In my former role as a corporate project manager, I was responsible for the initiation, planning, executing, and controlling of the schedule, costs, risks, communications, quality, human resources, etc., associated with information technology projects of varying levels of complexity.
In my current role as stay-home mommy, I am responsible for the initiation, planning, executing, and controlling of the schedule, costs, risks, communications, quality, and human resources associated with the day-to-day comings and goings of two lively six-year-olds.

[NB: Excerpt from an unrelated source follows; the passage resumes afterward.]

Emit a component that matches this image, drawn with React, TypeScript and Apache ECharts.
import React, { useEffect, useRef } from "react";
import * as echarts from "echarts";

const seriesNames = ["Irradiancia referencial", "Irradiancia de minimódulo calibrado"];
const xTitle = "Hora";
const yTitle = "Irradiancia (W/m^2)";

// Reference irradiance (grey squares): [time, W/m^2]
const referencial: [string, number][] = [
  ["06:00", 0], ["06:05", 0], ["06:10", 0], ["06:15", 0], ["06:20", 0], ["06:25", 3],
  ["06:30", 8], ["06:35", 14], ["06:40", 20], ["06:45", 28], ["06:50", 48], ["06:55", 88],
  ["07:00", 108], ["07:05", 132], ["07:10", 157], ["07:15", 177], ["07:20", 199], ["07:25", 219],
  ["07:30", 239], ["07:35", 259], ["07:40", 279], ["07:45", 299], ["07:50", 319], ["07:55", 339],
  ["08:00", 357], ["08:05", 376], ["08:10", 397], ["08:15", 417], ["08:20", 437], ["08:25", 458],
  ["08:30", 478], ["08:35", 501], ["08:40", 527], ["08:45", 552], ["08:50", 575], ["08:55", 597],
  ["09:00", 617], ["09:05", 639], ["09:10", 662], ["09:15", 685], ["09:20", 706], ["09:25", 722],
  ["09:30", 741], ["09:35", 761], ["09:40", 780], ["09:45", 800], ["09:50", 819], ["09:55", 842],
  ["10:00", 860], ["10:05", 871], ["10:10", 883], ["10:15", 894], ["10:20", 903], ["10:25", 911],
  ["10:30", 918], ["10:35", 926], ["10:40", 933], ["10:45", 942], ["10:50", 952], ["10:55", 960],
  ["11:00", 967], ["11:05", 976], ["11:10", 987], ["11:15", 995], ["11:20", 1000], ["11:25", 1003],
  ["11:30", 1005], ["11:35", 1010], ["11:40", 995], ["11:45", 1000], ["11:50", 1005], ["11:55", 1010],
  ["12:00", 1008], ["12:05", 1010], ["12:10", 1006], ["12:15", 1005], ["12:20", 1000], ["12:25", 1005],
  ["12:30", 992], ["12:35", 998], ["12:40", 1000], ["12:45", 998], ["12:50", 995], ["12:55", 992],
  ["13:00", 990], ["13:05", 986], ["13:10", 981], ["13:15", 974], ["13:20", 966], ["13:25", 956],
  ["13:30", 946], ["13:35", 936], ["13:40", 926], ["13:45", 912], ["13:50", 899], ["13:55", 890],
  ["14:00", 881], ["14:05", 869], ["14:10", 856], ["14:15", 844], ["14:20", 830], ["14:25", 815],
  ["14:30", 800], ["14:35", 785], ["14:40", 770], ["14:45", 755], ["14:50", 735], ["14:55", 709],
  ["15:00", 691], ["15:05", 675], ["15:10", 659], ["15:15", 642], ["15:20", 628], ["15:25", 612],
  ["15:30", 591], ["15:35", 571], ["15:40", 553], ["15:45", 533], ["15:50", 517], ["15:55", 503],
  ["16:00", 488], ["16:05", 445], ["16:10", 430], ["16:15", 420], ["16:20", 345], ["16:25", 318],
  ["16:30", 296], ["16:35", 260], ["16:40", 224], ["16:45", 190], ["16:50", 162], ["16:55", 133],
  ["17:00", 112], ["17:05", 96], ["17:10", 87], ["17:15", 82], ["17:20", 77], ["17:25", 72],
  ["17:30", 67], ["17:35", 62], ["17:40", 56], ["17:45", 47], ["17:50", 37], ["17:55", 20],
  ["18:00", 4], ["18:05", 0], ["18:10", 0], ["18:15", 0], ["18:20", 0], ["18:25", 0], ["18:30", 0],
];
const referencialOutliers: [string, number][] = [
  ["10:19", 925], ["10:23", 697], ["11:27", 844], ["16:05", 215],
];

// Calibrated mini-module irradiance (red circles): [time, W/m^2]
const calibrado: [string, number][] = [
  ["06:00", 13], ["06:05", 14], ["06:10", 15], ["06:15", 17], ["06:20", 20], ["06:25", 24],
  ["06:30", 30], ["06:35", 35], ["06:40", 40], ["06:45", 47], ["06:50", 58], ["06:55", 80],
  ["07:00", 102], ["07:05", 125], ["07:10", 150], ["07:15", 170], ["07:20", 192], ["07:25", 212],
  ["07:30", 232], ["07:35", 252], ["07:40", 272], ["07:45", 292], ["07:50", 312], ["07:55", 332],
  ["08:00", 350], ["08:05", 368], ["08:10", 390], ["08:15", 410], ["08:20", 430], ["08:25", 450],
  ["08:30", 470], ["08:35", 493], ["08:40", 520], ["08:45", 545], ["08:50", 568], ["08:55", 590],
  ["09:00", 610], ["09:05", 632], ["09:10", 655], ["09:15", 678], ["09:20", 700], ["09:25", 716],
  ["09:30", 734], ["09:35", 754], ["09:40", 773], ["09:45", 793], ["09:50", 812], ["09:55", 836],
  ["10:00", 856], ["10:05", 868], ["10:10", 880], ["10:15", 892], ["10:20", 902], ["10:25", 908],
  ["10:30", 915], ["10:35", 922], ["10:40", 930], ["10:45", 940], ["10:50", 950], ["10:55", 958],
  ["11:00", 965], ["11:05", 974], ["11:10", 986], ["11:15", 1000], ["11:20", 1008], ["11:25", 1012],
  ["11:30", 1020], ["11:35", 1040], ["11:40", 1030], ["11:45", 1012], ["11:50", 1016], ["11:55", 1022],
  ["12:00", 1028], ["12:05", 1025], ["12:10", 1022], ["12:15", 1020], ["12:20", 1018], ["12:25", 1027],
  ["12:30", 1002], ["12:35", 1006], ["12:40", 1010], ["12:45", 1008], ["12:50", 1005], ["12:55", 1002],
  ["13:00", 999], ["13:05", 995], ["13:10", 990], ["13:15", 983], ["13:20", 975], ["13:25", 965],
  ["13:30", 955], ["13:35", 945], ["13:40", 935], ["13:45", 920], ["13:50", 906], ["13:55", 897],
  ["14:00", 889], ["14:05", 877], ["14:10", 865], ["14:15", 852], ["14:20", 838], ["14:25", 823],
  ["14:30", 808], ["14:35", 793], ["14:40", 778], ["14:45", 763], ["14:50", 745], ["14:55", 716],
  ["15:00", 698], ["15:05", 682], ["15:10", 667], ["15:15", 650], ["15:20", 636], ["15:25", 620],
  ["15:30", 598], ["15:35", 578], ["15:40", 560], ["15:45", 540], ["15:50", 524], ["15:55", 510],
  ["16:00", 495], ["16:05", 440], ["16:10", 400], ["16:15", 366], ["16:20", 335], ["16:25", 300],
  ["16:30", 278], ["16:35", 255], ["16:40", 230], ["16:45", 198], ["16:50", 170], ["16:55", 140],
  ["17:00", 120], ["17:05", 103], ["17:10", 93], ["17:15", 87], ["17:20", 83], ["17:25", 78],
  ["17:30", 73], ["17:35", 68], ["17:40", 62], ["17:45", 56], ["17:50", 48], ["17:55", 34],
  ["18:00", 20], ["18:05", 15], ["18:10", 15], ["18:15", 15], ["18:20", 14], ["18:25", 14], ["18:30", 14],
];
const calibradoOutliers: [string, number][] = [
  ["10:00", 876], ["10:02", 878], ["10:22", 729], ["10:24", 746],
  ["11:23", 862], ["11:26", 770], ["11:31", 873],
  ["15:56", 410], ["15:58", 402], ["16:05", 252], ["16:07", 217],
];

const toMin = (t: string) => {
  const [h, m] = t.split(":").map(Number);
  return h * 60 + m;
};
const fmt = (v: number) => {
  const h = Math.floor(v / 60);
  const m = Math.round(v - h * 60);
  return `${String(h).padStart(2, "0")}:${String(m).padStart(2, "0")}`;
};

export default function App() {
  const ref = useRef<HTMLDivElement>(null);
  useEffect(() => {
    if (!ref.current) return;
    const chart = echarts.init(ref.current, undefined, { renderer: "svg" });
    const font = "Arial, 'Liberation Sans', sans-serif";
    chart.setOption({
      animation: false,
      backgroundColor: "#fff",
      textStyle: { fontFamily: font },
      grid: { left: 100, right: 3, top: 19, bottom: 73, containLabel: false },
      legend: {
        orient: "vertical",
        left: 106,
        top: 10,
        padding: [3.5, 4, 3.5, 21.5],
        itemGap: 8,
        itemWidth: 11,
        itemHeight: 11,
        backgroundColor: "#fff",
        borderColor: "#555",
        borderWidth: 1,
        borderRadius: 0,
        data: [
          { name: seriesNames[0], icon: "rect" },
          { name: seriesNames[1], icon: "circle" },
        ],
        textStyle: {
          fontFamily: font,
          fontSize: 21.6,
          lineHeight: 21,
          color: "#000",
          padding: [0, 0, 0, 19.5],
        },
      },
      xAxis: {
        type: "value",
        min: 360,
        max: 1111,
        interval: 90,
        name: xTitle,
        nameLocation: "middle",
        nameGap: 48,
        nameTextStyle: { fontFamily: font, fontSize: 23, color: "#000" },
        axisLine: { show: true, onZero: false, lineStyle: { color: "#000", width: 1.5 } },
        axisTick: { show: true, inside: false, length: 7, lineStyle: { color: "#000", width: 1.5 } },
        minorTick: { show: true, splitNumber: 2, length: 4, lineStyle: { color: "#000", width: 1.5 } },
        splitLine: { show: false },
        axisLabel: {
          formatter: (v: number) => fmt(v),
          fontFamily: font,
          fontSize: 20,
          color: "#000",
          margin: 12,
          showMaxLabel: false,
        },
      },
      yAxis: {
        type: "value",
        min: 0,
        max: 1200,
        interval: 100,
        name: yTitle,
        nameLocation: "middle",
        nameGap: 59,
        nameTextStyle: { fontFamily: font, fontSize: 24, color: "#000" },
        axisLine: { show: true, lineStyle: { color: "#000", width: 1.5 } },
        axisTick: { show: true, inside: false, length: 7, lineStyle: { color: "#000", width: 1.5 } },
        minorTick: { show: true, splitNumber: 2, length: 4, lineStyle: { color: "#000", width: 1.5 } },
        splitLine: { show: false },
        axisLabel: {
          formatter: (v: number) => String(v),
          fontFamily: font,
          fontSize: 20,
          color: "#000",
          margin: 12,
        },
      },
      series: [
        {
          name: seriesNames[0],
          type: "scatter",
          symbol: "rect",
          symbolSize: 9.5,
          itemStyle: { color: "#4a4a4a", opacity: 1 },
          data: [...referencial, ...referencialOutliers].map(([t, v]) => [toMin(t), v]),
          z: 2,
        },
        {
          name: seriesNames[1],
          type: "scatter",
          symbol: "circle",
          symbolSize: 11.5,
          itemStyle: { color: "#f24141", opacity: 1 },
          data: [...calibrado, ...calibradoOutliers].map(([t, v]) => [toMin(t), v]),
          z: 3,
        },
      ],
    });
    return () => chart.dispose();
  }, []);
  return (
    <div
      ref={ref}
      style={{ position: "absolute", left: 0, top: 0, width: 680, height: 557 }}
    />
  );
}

A partial list of my current project duties includes tasks related to: packing of lunch boxes; presenting of bedtime stories; picking up (only after stubbing big toe upon) Legos; coordinating of birthday parties; scheduling play-dates, piano and karate lessons, and soccer practices; enforcing of playground manners; acquiring of school shoes and cleats, new size every season; rationing of chocolate milk; endless — oh the ever-so endless — washing, drying, folding of family’s clothing; cutting off of sandwich bread crusts (I wonder why kids don’t like the bread crusts . . . what weird little creatures they are); providing of lunch-box bendy straws; and fulfilling the role of tooth fairy, Santa Claus, chief cook, and bottle washer.
Thank God the diaper stage is in the past. Twins. Think about it.

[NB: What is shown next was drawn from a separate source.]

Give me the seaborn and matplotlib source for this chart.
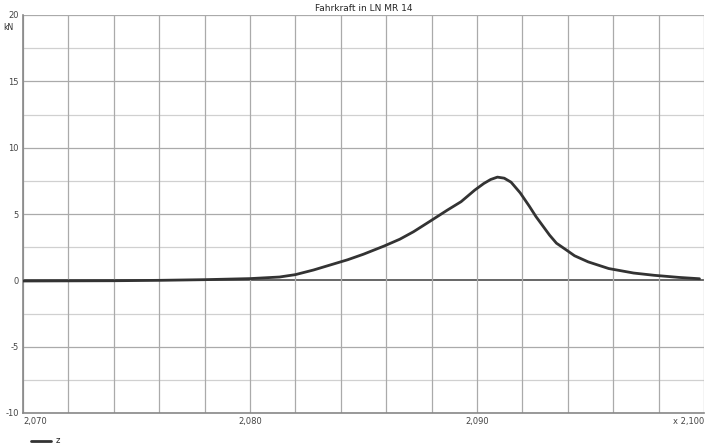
import numpy as np
import pandas as pd
import matplotlib
matplotlib.use('Agg')
import matplotlib.pyplot as plt
import seaborn as sns

# Werte
weg_km = [2.0700, 2.0740, 2.0760, 2.0780, 2.0800, 2.0813, 2.0820, 2.0828,
          2.0835, 2.0843, 2.0850, 2.0859, 2.0866, 2.0872, 2.0879, 2.0887,
          2.0893, 2.0899, 2.0903, 2.0906, 2.0909, 2.0912, 2.0915, 2.0919,
          2.0923, 2.0926, 2.0929, 2.0932, 2.0935, 2.0939, 2.0943, 2.0949,
          2.0958, 2.0969, 2.0978, 2.0989, 2.0998]
kraft_kn = [-0.05, -0.03, 0.0, 0.05, 0.13, 0.25, 0.43, 0.78,
            1.14, 1.55, 1.97, 2.58, 3.1, 3.66, 4.42, 5.3,
            5.93, 6.8, 7.3, 7.6, 7.78, 7.7, 7.4, 6.6,
            5.6, 4.8, 4.1, 3.4, 2.8, 2.33, 1.85, 1.39,
            0.89, 0.55, 0.38, 0.22, 0.12]

y_ticks = [20, 15, 10, 5, 0, -5, -10]
x_ticks = [2.070, 2.080, 2.090, 2.100]
x_tick_labels = ['2,070', '2,080', '2,090', 'x 2,100']
titel = 'Fahrkraft in LN MR 14'

df = pd.DataFrame({'x': weg_km, 'z': kraft_kn})

sns.set_style('white')
plt.rcParams['font.family'] = ['DejaVu Sans']

fig = plt.figure(figsize=(7.12, 4.47), dpi=100)
ax = fig.add_axes([23 / 712, 1 - 413 / 447, 681 / 712, 398 / 447])

# Gitter
for v in np.arange(-10, 20.01, 2.5):
    if v == 0:
        ax.axhline(v, color='#666666', lw=1.4, zorder=1)
    elif v % 5 == 0:
        ax.axhline(v, color='#aaaaaa', lw=0.9, zorder=1)
    else:
        ax.axhline(v, color='#d0d0d0', lw=0.9, zorder=1)
for v in np.arange(2.070, 2.1001, 0.002):
    ax.axvline(v, color='#aaaaaa', lw=0.9, zorder=1)

sns.lineplot(data=df, x='x', y='z', ax=ax, color='#333333', lw=2.0,
             label='z', zorder=3)

ax.set_xlim(2.070, 2.100)
ax.set_ylim(-10, 20)
ax.set_yticks(y_ticks)
ax.set_yticklabels([str(t) for t in y_ticks], fontsize=6)
ax.set_xticks(x_ticks)
ax.set_xticklabels(x_tick_labels, fontsize=6)
xl = ax.get_xticklabels()
xl[0].set_ha('left')
xl[-1].set_ha('right')
ax.tick_params(axis='both', length=2, pad=1, colors='#444444')
ax.set_xlabel('')
ax.set_ylabel('')
for s in ['top', 'right']:
    ax.spines[s].set_visible(False)
for s in ['left', 'bottom']:
    ax.spines[s].set_color('#888888')
    ax.spines[s].set_linewidth(1.2)

ax.set_title(titel, fontsize=6.5, pad=3)
fig.text(3 / 712, 1 - 27 / 447, 'kN', fontsize=5.5, va='center')

leg = ax.legend(loc='upper left', bbox_to_anchor=(0.0, -0.04), frameon=False,
                fontsize=6, handlelength=2.5, handletextpad=0.5)

fig.savefig('out.png', dpi=100)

I do have a partner in all this, my hubby, and for that, for him, I am most grateful. Although I haven’t asked him lately (iPhone Siri, make a note to ask hubby how he feels), I imagine he sometimes feels like the yard man, police chief, weekend headline entertainer, and a tired old leather wallet that is constantly opening, closing, opening, closing, opening, closing . . .
Believe me, there are times as I’m packing the kids’ lunches, when one of the bendy straws surreptitiously finds its way into the neck of a bottle of Pinot Noir, rather than the lunch box where it belongs.
Oops. All gone.
Of course, this happens only if I’m making lunches the night before instead of the morning of, as I am not in the habit of guzzling wine before breakfast.
So, this morning, after gathering the dirty clothes, and while packing the lunch-box sandwiches and bendy straws, I was thinking that being a mommy is a little like being a scullery maid. (Scullery: A little room that was near the kitchen in wealthy old British homes of some bygone era.) I believe the scullery maids of yester-year didn’t even work in the kitchen, but in even lowlier digs off to the side, around the corner, and down the steps from the actual kitchen.
Yes, scullery maid. That is definitely how I feel sometimes.
But other times, I smile, remember my conference room wish, and give thanks.